Caterpillar opened its corporate visitor center just days ago. The company invested more than $52 million into the Caterpillar Visitors Center and Peoria Riverfront Museum projects.

The Visitors Center is nearly 50,000 square feet and home to a number of exhibits, including a 62-seat theater inside a life size Cat® 797—24 ft. tall, 400-ton truck. The facsimile of the 400-ton truck was constructed on-site using conventional building materials. You’d be hard-pressed to tell the difference between it and the real machine.
As for the theater, the seats vibrate enhancing the experience as the truck roars across the screen leaving you with the feeling that you have just been for a ride in the behemoth. Having experienced both, I recommend that you race for the special seat.
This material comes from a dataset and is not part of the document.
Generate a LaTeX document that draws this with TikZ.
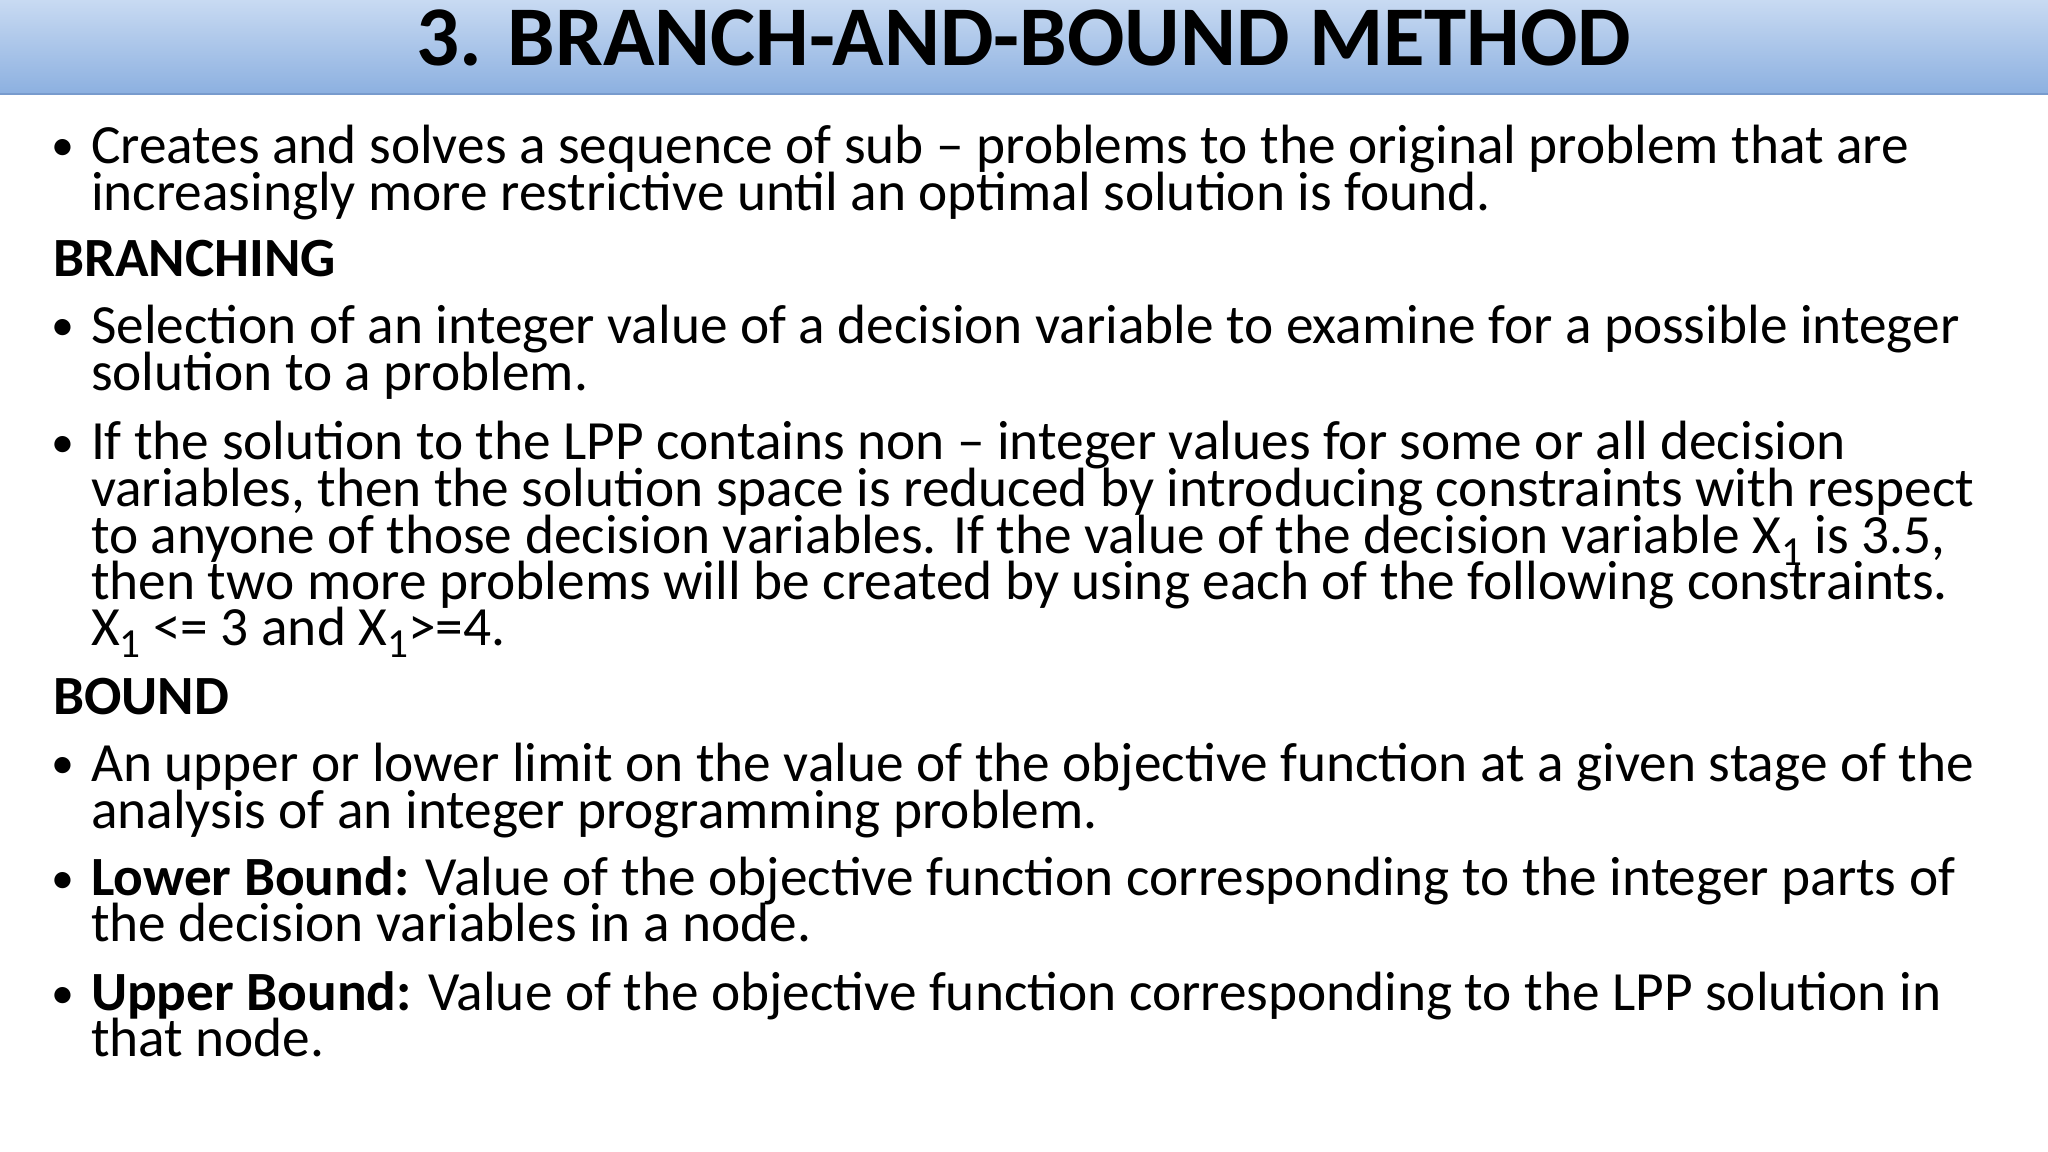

The Visitors Center spotlights Caterpillar’s heritage, products and services and showcases the amazing work contractors, miners and the people who operate these machines do every day all around the world reshaping the earth and helping create a better world and better life for all of us.
Fun Facts About The Visitors Center:
- The Caterpillar Visitors Center has achieved LEED Gold status
- Solar panels on an adjacent parking deck provide about 10,000 kilowatt-hours of electric energy per year (approximately 10% of the Visitors Center’s projected annual energy usage)
- On sunny days the solar panels could fulfill up to 75% of the Visitors Center’s power needs
- The solar panel’s electric energy production reduces greenhouse gas emissions by about 80 metric tons per year
- The Time Capsule in the lobby of the Visitors Center will be sealed by Caterpillar Chairman and CEO, Doug Oberhelman, and is scheduled to be opened in 2050 – the 125th anniversary of Caterpillar.
Upon entering the Visitors Center visitors will see a display of approximately 11 different configurations of the Ground Engagement Tool (GET). Cat® GETs are sacrificial iron that is designed to increase a machine’s production and protect critical structural components from wear.
- The 797F Mining Truck Theatre is housed in the bed of a 400-ton-capacity 797F mining truck
- The 797F is approximately the size of a two-and-a-half-story house, covering more than 4,500 square feet.
- The 797F is the largest mechanical drive truck in the ultra class industry.
- A truck of this size has to leave the factory on 13 different shipment trucks to be delivered for assembly.
- It takes 25 gallons of Caterpillar Yellow paint to cover this truck and prevent weather corrosion.
- There are 7 computers that process 6.2 million lines of code in this truck with software complexity similar to that of a space shuttle.
- Just one tire on this truck weighs 11,680 pounds (ie: one tire is equivalent to that of the tires on 500 regular-sized pick-up trucks)
- The Caterpillar name was derived from a company photographer who, when photographing a test run of the first steam-powered track-type tractor, noticed there were no wheels on the machine and commented that it moved like a caterpillar.
- Over the course of Caterpillar history, more than 4,000 employees have earned at least one patent during their careers.
The Caterpillar Visitors Center is a fascinating look at the company, the iron and the people making sustainable progress possible around the world. From the humble beginnings of the first tractor to the company’s present-day leadership in building infrastructure and powering the planet—it’s all right there on Peoria’s beautiful riverfront.
Stop in and you’ll enjoy experiencing Caterpillar on a self-guided journey at your own pace. You’ll find interactive displays and exhibits sure to engage and entertain visitors of all ages.
Climb in the seat of a massive two-story Cat® 797 truck and take a virtual ride into a customer’s mine site down a haul road. Unleash your inner engineer and design your very own Cat machine. Hop onto a simulator and see first-hand what it’s like to operate equipment the way real-life operators do. Marvel at the sheer massive volume of the rugged Cat machines. Delight in the customer-driven design and innovation that has made Caterpillar a world-leading manufacturer. Spend an hour or an afternoon. It’s all up to you.
Boys and girls have always had fun playing in the sandbox (if you don’t know what a sandbox is, google it) and standing on the side of a construction site watching machines, dig in and push huge piles of dirt and rock, sculpting the surface of Mother Earth, creating the bed for a new road that will eventually lead them into a new era.